I still take risks, but more comfortable ones. There's one jump, over a 30-foot drop, to a large boulder that's broken off from the main cliffs, atilt impending, jutting out over the valley, wind streaming like the prow of a ship. It's worth the jump, and the more challenging return jump, even though it's right close to my boundaries of confidence. I always stop and breathe before jumping, make sure I know I can make it. I haven't missed yet. But am never sure of my next jump.

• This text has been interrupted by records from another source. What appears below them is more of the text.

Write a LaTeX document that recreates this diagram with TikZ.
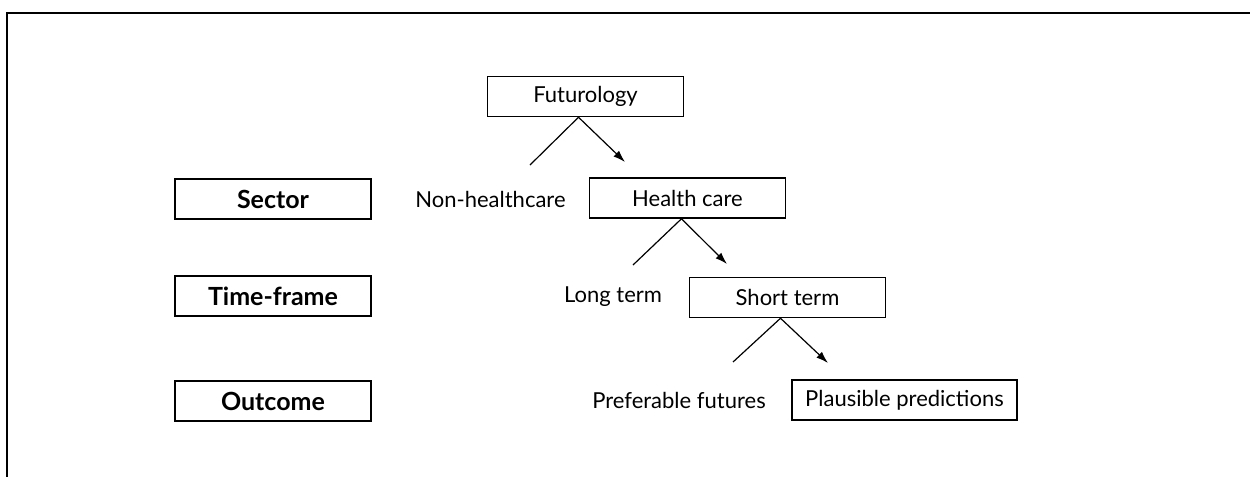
\documentclass[tikz,border=0pt]{standalone}
\usepackage{fontspec}
\setmainfont{Lato}
\usetikzlibrary{arrows.meta}
\begin{document}
\begin{tikzpicture}[x=0.5pt,y=-0.5pt,
  font=\fontsize{11}{13}\selectfont,
  box/.style={draw,line width=0.75pt,minimum width=98pt,minimum height=20pt,inner sep=0pt},
  levelbox/.style={box,font=\fontsize{12.5}{14}\selectfont\bfseries},
  plain/.style={inner sep=0pt},
  branch/.style={line width=0.6pt},
  pick/.style={line width=0.6pt,-{Latex[length=6pt,width=4pt]}}]
  \useasboundingbox (0,0) rectangle (1250,477);
  \draw[line width=1.2pt] (7,477)--(7,13)--(1250,13); % frame

  % levels
  \node[levelbox] (sector) at (273,199) {Sector};
  \node[levelbox] (timeframe) at (273,296) {Time-frame};
  \node[levelbox] (outcome) at (273,401) {Outcome};

  % tree
  \node[box] (fut) at (585.5,96.5) {Futurology};
  \node[plain] (nonhc) at (490.5,199) {Non-healthcare};
  \node[box] (hc) at (687.5,198) {Health care};
  \node[plain] (long) at (613,297) {Long term};
  \node[box] (short) at (787.5,297.5) {Short term};
  \node[plain] (pref) at (679,400) {Preferable futures};
  \node[box,minimum width=112.5pt] (plaus) at (904.5,400) {Plausible predictions};

  \coordinate (futL) at (530,165);
  \coordinate (futR) at (625,162);
  \coordinate (hcL) at (633,265);
  \coordinate (hcR) at (727,264);
  \coordinate (shortL) at (733,362);
  \coordinate (shortR) at (828,363);

  \draw[branch] ([xshift=-3.5pt]fut.south)--(futL);
  \draw[pick] ([xshift=-3.5pt]fut.south)--(futR);
  \draw[branch] ([xshift=-3pt]hc.south)--(hcL);
  \draw[pick] ([xshift=-3pt]hc.south)--(hcR);
  \draw[branch] ([xshift=-3.5pt]short.south)--(shortL);
  \draw[pick] ([xshift=-3.5pt]short.south)--(shortR);
\end{tikzpicture}
\end{document}
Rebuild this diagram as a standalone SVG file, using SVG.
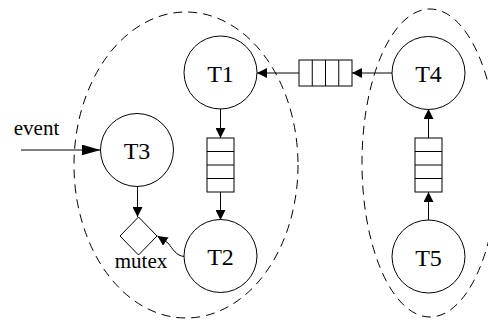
<svg xmlns="http://www.w3.org/2000/svg" width="488" height="320" viewBox="0 0 488 320">
<style>
  .node { fill: #fff; stroke: #000; stroke-width: 1; }
  .cl { fill: none; stroke: #000; stroke-width: 1; stroke-dasharray: 9 6; }
  .q { fill: #fff; stroke: #000; stroke-width: 1; }
  .e { fill: none; stroke: #000; stroke-width: 1; }
</style>
<defs>
  <marker id="arr" viewBox="0 0 10 10" refX="10" refY="5" markerWidth="10" markerHeight="10" markerUnits="userSpaceOnUse" orient="auto">
    <path d="M0,0 L10,5 L0,10 z" fill="#000"/>
  </marker>
  <marker id="arrL" viewBox="0 0 19 11" refX="19" refY="5.5" markerWidth="19" markerHeight="11" markerUnits="userSpaceOnUse" orient="auto">
    <path d="M0,0 L19,5.5 L0,11 z" fill="#000"/>
  </marker>
</defs>
<rect width="488" height="320" fill="#fff"/>
<g id="clusters">
  <ellipse class="cl" cx="186" cy="165" rx="112" ry="153"/>
  <ellipse class="cl" cx="430" cy="163" rx="68" ry="154"/>
</g>
<g id="connectors">
  <line class="e" x1="21" y1="150" x2="100.5" y2="150" marker-end="url(#arrL)"/>
  <line class="e" x1="220.5" y1="109" x2="220.5" y2="138" marker-end="url(#arr)"/>
  <line class="e" x1="220.5" y1="192" x2="220.5" y2="220" marker-end="url(#arr)"/>
  <line class="e" x1="392" y1="73" x2="352" y2="73" marker-end="url(#arr)"/>
  <line class="e" x1="299" y1="73" x2="257" y2="73" marker-end="url(#arr)"/>
  <line class="e" x1="428.5" y1="220" x2="428.5" y2="192" marker-end="url(#arr)"/>
  <line class="e" x1="428.5" y1="138" x2="428.5" y2="109" marker-end="url(#arr)"/>
  <line class="e" x1="137.5" y1="186.5" x2="137.5" y2="217" marker-end="url(#arr)"/>
  <path class="e" d="M184.5,256.5 C176,256 173,249 168,243 L157.5,236" marker-end="url(#arr)"/>
</g>
<g id="queue-h">
  <rect class="q" x="299" y="60" width="53" height="26"/>
  <line class="e" x1="312.25" y1="60" x2="312.25" y2="86"/>
  <line class="e" x1="325.5" y1="60" x2="325.5" y2="86"/>
  <line class="e" x1="338.75" y1="60" x2="338.75" y2="86"/>
</g>
<g id="queue-v1">
  <rect class="q" x="207" y="138" width="27" height="54"/>
  <line class="e" x1="207" y1="151.5" x2="234" y2="151.5"/>
  <line class="e" x1="207" y1="165" x2="234" y2="165"/>
  <line class="e" x1="207" y1="178.5" x2="234" y2="178.5"/>
</g>
<g id="queue-v2">
  <rect class="q" x="415" y="138" width="27" height="54"/>
  <line class="e" x1="415" y1="151.5" x2="442" y2="151.5"/>
  <line class="e" x1="415" y1="165" x2="442" y2="165"/>
  <line class="e" x1="415" y1="178.5" x2="442" y2="178.5"/>
</g>
<g id="T1">
  <circle class="node" cx="220.5" cy="72.5" r="36.5"/>
  <text x="220.5" y="81.5" font-family="Liberation Serif, serif" font-size="24" text-anchor="middle">T1</text>
</g>
<g id="T2">
  <circle class="node" cx="220.5" cy="256" r="36.5"/>
  <text x="220.5" y="265" font-family="Liberation Serif, serif" font-size="24" text-anchor="middle">T2</text>
</g>
<g id="T3">
  <circle class="node" cx="137" cy="150" r="36.5"/>
  <text x="137" y="158.5" font-family="Liberation Serif, serif" font-size="24" text-anchor="middle">T3</text>
</g>
<g id="T4">
  <circle class="node" cx="428.5" cy="73" r="36.5"/>
  <text x="428.5" y="82" font-family="Liberation Serif, serif" font-size="24" text-anchor="middle">T4</text>
</g>
<g id="T5">
  <circle class="node" cx="428.5" cy="256.5" r="36.5"/>
  <text x="428.5" y="265.5" font-family="Liberation Serif, serif" font-size="24" text-anchor="middle">T5</text>
</g>
<g id="mutex">
  <polygon class="node" points="138.5,217 157,236 138.5,255 120,236"/>
  <text x="141" y="268" font-family="Liberation Serif, serif" font-size="21" text-anchor="middle">mutex</text>
</g>
<g id="event">
  <text x="36.5" y="135" font-family="Liberation Serif, serif" font-size="21" text-anchor="middle">event</text>
</g>
</svg>
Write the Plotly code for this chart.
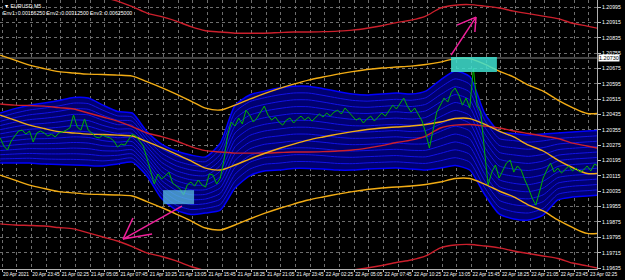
import plotly.graph_objects as go
import pandas as pd

# ---------------- data ----------------
symbol_text = "\u25bc EURUSD,M5"
env_text = "Env1: 0.00156250 Env2: 0.00312500 Env3: 0.00625000"
env2 = 0.003125   # yellow envelope deviation
env3 = 0.00625    # red envelope deviation

price_start = "2021-04-20 20:55"   # close sampled every 20 min
price_close = [
    1.20313, 1.20271, 1.20250, 1.20297, 1.20323, 1.20349, 1.20354, 1.20333, 1.20349, 1.20292,
    1.20339, 1.20349, 1.20339, 1.20323, 1.20333, 1.20318, 1.20339, 1.20344, 1.20354, 1.20365,
    1.20432, 1.20370, 1.20354, 1.20412, 1.20354, 1.20339, 1.20318, 1.20313, 1.20328, 1.20318,
    1.20313, 1.20297, 1.20266, 1.20281, 1.20276, 1.20307, 1.20333, 1.20323, 1.20297, 1.20271,
    1.20208, 1.20135, 1.20073, 1.20125, 1.20099, 1.20115, 1.20135, 1.20078, 1.20062, 1.20047,
    1.20016, 1.20068, 1.20083, 1.20062, 1.20094, 1.20068, 1.20057, 1.20125, 1.20120, 1.20073,
    1.20104, 1.20198, 1.20328, 1.20396, 1.20375, 1.20417, 1.20386, 1.20458, 1.20432, 1.20396,
    1.20417, 1.20448, 1.20479, 1.20432, 1.20406, 1.20422, 1.20396, 1.20380, 1.20406, 1.20417,
    1.20391, 1.20412, 1.20427, 1.20406, 1.20422, 1.20401, 1.20417, 1.20438, 1.20422, 1.20443,
    1.20427, 1.20448, 1.20458, 1.20438, 1.20469, 1.20448, 1.20432, 1.20406, 1.20417, 1.20391,
    1.20412, 1.20427, 1.20401, 1.20422, 1.20443, 1.20427, 1.20458, 1.20484, 1.20464, 1.20490,
    1.20521, 1.20479, 1.20448, 1.20469, 1.20432, 1.20401, 1.20339, 1.20260, 1.20354, 1.20448,
    1.20484, 1.20521, 1.20500, 1.20552, 1.20573, 1.20537, 1.20484, 1.20521, 1.20469, 1.20677,
    1.20484, 1.20448, 1.20250, 1.20068, 1.20135, 1.20172, 1.20104, 1.20146, 1.20182, 1.20198,
    1.20135, 1.20167, 1.20146, 1.20094, 1.20052, 1.20000, 1.19963, 1.20031, 1.20104, 1.20146,
    1.20182, 1.20135, 1.20156, 1.20130, 1.20146, 1.20167, 1.20141, 1.20156, 1.20135, 1.20146,
    1.20167, 1.20141, 1.20177, 1.20167,
]

ind_start = "2021-04-20 20:55"     # indicator lines sampled every 80 min
red_mid = [
    1.20490, 1.20484, 1.20482, 1.20479, 1.20471, 1.20464, 1.20443, 1.20422, 1.20401, 1.20372,
    1.20339, 1.20320, 1.20297, 1.20268, 1.20247, 1.20240, 1.20234, 1.20234, 1.20234, 1.20237,
    1.20240, 1.20240, 1.20242, 1.20245, 1.20250, 1.20260, 1.20273, 1.20289, 1.20302, 1.20323,
    1.20365, 1.20380, 1.20383, 1.20375, 1.20365, 1.20349, 1.20336, 1.20323, 1.20310, 1.20286,
    1.20271, 1.20255,
]
yellow_mid = [
    1.20432, 1.20406, 1.20380, 1.20362, 1.20346, 1.20339, 1.20333, 1.20331, 1.20328, 1.20323,
    1.20294, 1.20263, 1.20229, 1.20193, 1.20156, 1.20146, 1.20172, 1.20203, 1.20232, 1.20258,
    1.20281, 1.20302, 1.20318, 1.20333, 1.20346, 1.20357, 1.20365, 1.20370, 1.20375, 1.20383,
    1.20396, 1.20414, 1.20414, 1.20385, 1.20349, 1.20318, 1.20276, 1.20245, 1.20198, 1.20159,
    1.20128, 1.20130,
]
blue_upper = [
    1.20443, 1.20466, 1.20484, 1.20495, 1.20508, 1.20524, 1.20521, 1.20484, 1.20451, 1.20443,
    1.20346, 1.20281, 1.20245, 1.20224, 1.20214, 1.20286, 1.20482, 1.20537, 1.20557, 1.20573,
    1.20583, 1.20583, 1.20570, 1.20555, 1.20542, 1.20537, 1.20542, 1.20547, 1.20542, 1.20557,
    1.20615, 1.20662, 1.20633, 1.20443, 1.20346, 1.20336, 1.20328, 1.20333, 1.20339, 1.20344,
    1.20349, 1.20354,
]
blue_lower = [
    1.20182, 1.20182, 1.20182, 1.20177, 1.20174, 1.20172, 1.20169, 1.20167, 1.20177, 1.20187,
    1.20115, 1.19997, 1.19937, 1.19914, 1.19922, 1.19937, 1.20052, 1.20115, 1.20141, 1.20146,
    1.20154, 1.20154, 1.20151, 1.20146, 1.20146, 1.20151, 1.20154, 1.20156, 1.20151, 1.20146,
    1.20156, 1.20169, 1.20146, 1.20021, 1.19917, 1.19891, 1.19885, 1.19911, 1.19990, 1.20005,
    1.20010, 1.20016,
]

hline_price = 1.20730
hline_label = "1.20730"

rect_top = dict(t0="2021-04-22 13:53", t1="2021-04-22 18:03", p0=1.20657, p1=1.20735)
rect_bottom = dict(t0="2021-04-21 11:43", t1="2021-04-21 14:32", p0=1.19968, p1=1.20041)

# arrows: each a list of (time, price) segments
arrow_up = [
    [("2021-04-22 13:53", 1.20745), ("2021-04-22 16:09", 1.20943)],
    [("2021-04-22 16:09", 1.20943), ("2021-04-22 14:25", 1.20901)],
    [("2021-04-22 16:09", 1.20943), ("2021-04-22 16:03", 1.20865)],
]
arrow_down = [
    [("2021-04-21 13:26", 1.19958), ("2021-04-21 08:05", 1.19786)],
    [("2021-04-21 08:05", 1.19786), ("2021-04-21 08:59", 1.19896)],
    [("2021-04-21 08:05", 1.19786), ("2021-04-21 10:43", 1.19812)],
]

x_tick_start = "2021-04-20 21:05"
x_tick_labels = [
    "20 Apr 2021", "20 Apr 23:45", "21 Apr 02:25", "21 Apr 05:05", "21 Apr 07:45",
    "21 Apr 10:25", "21 Apr 13:05", "21 Apr 15:45", "21 Apr 18:25", "21 Apr 21:05",
    "21 Apr 23:45", "22 Apr 02:25", "22 Apr 05:05", "22 Apr 07:45", "22 Apr 10:25",
    "22 Apr 13:05", "22 Apr 15:45", "22 Apr 18:25", "22 Apr 21:05", "22 Apr 23:45",
    "23 Apr 02:25",
]
y_tick_labels = [
    "1.19635", "1.19715", "1.19795", "1.19875", "1.19955", "1.20035", "1.20115",
    "1.20195", "1.20275", "1.20355", "1.20435", "1.20515", "1.20595", "1.20675",
    "1.20755", "1.20835", "1.20915", "1.20995",
]

x_range = ["2021-04-20 20:54:05", "2021-04-23 03:08:40"]
y_range = [1.19630, 1.21032]

# ---------------- build ----------------
price_t = pd.date_range(price_start, periods=len(price_close), freq="20min")
ind_t = pd.date_range(ind_start, periods=len(red_mid), freq="80min")

BLUE_FILL = "#000070"
BLUE_LINE = "#1212e6"
BLUE_EDGE = "#0000ff"
RED = "#cc1f2c"
YELLOW = "#f2ac14"
GREEN = "#00b400"
MAGENTA = "#f0209a"

fig = go.Figure()

# blue band fill
fig.add_trace(go.Scatter(x=ind_t, y=blue_lower, mode="lines", line=dict(color=BLUE_EDGE, width=1.5, shape="spline", smoothing=0.6)))
fig.add_trace(go.Scatter(x=ind_t, y=blue_upper, mode="lines", fill="tonexty", fillcolor=BLUE_FILL,
                         line=dict(color=BLUE_EDGE, width=1.5, shape="spline", smoothing=0.6)))
n_lines = 12
for j in range(1, n_lines):
    f = j / n_lines
    yy = [lo + (hi - lo) * f for lo, hi in zip(blue_lower, blue_upper)]
    fig.add_trace(go.Scatter(x=ind_t, y=yy, mode="lines",
                             line=dict(color=BLUE_LINE, width=1, shape="spline", smoothing=0.6)))

# red envelope
for off in (-env3, 0.0, env3):
    fig.add_trace(go.Scatter(x=ind_t, y=[v + off for v in red_mid], mode="lines",
                             line=dict(color=RED, width=1.4, shape="spline", smoothing=0.8)))
# yellow envelope
for off in (-env2, 0.0, env2):
    fig.add_trace(go.Scatter(x=ind_t, y=[v + off for v in yellow_mid], mode="lines",
                             line=dict(color=YELLOW, width=1.4, shape="spline", smoothing=0.8)))

# price
fig.add_trace(go.Scatter(x=price_t, y=price_close, mode="lines", line=dict(color=GREEN, width=1)))

# arrows
for arr in (arrow_up, arrow_down):
    xs, ys = [], []
    for seg in arr:
        for t, p in seg:
            xs.append(t)
            ys.append(p)
        xs.append(None)
        ys.append(None)
    fig.add_trace(go.Scatter(x=xs, y=ys, mode="lines", line=dict(color=MAGENTA, width=1.5)))

# rectangles
fig.add_shape(type="rect", xref="x", yref="y", x0=rect_top["t0"], x1=rect_top["t1"],
              y0=rect_top["p0"], y1=rect_top["p1"], fillcolor="rgb(64,224,208)",
              opacity=0.85, line=dict(width=0), layer="above")
fig.add_shape(type="rect", xref="x", yref="y", x0=rect_bottom["t0"], x1=rect_bottom["t1"],
              y0=rect_bottom["p0"], y1=rect_bottom["p1"], fillcolor="rgb(90,190,225)",
              opacity=0.75, line=dict(width=0), layer="above")

# horizontal price line
fig.add_shape(type="line", xref="paper", yref="y", x0=0, x1=1, y0=hline_price, y1=hline_price,
              line=dict(color="#5a5a5a", width=1.5), layer="below")
fig.add_annotation(xref="paper", yref="y", x=1.0, y=hline_price, text=hline_label,
                   showarrow=False, xanchor="left", yanchor="middle", bgcolor="white",
                   font=dict(color="black", size=5.5, family="Liberation Sans"),
                   borderpad=0, xshift=1)

# header texts
fig.add_annotation(xref="paper", yref="paper", x=0.004, y=1.0, yshift=-1, text=symbol_text,
                   showarrow=False, xanchor="left", yanchor="top",
                   font=dict(color="white", size=5.2, family="Liberation Sans"))
fig.add_annotation(xref="paper", yref="paper", x=0.002, y=1.0, yshift=-8, text=env_text,
                   showarrow=False, xanchor="left", yanchor="top",
                   font=dict(color="white", size=5.2, family="Liberation Sans"))

tick_times = pd.date_range(x_tick_start, periods=2 * len(x_tick_labels) - 1, freq="80min")
tick_text = [x_tick_labels[i // 2] if i % 2 == 0 else "" for i in range(len(tick_times))]

fig.update_layout(
    width=625, height=280,
    margin=dict(l=0, r=28, t=0, b=11),
    paper_bgcolor="black", plot_bgcolor="black",
    showlegend=False, hovermode=False,
    xaxis=dict(range=x_range, tickmode="array", tickvals=tick_times, ticktext=tick_text,
               tickangle=0,
               showgrid=True, gridcolor="#6e6e6e", griddash="dot", gridwidth=1,
               ticks="outside", ticklen=2, tickcolor="#bbbbbb",
               ticklabelposition="outside right",
               tickfont=dict(color="white", size=4.8, family="Liberation Sans"),
               showline=True, linecolor="#b0b0b0", linewidth=1, mirror=True, zeroline=False),
    yaxis=dict(range=y_range, side="right", tickmode="array",
               tickvals=[float(s) for s in y_tick_labels], ticktext=y_tick_labels,
               showgrid=True, gridcolor="#6e6e6e", griddash="dot", gridwidth=1,
               ticks="outside", ticklen=3, tickcolor="#bbbbbb",
               tickfont=dict(color="white", size=5.2, family="Liberation Sans"),
               showline=True, linecolor="#b0b0b0", linewidth=1, mirror=True, zeroline=False),
)

fig.write_html("out.html")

And admittedly, I love midair, caught in gravity's arc, love the parabola-rush of air past my ears like a deity about to speak, suspended in that long-short moment of flight, attuned to the aftermath, quickfiltering space and distance and body and rock and wind and destination, happily dazedly trapped within my choice, my jump, vulnerable to chance and mistake and weakness, mind flashing on blood and broken bones. There's no good reason to make jumps like this. But I love it. I love moving fast through the river's boulderscape, quick jumps and balances, scouting the route as I move through it, perception reaction cascading, so all that's in my mind is the next step, and everything: the wide cathedral of the sky, the blur green of the valley and each tree within, the vulture slow-whorling overhead, and the precise texture and friction of the rock beneath my foot, the sun-baked austerity of logs worn smooth by floods, sun carrying the inevitability of my next step as it drenches my back, I'm as hot as my next swim, the next pool, water deepdark, reflecting that bright sky, midair again, anticipatory, hit the water and break through, swallowed, transformed, somewhere within the impact a shock of cold, and each time I break the surface and breathe again I'm grateful, glad of my still-beating heart and warm blood, glad of skin and bone and eyes and life, glad of hands and feet to swim and climb out, and take slow warmth from the sun like a lizard, chilled by breezes as I dry, listening to the liquid choral Messiah of water flowing over a thousand rocks.
I did spin fire on the cliffs on this trip, took a thick burning stick from the fire, tied 10ft of p-cord to it, carried it out to the cliffs like a torch, and then spun it out, a wild roaring streak of sparks, small within the wide dark valley, moon cresting over the trees, but bright to me, like a world I'd created, brighter than the stars and warmer than the night. Abraham went up that mountain following God, and I come out to this place seeking something similar, a power within nature that's hard to believe in, living in a city, surrounded by cars and pavement and scientific predictions of environmental collapse.
I want to believe there is a force in nature stronger than all this, all the human wrongness, and over the years, I've found that in this mountain valley. And in myself. I have faith now that I didn't have when I first started coming here. I have confidence in the work I'm doing as an environmentalist that I didn't have when I first started coming here. I don't doubt there are apocalypses ahead, but now I don't doubt nature's resilience, and am grateful that I've found ways to work towards things I believe in. When I was younger, I jumped because I was practicing, because I wanted to make myself stronger, better. Now I jump because I need to, because it gives me strength, because I have faith.
And I spin fire for the same reason.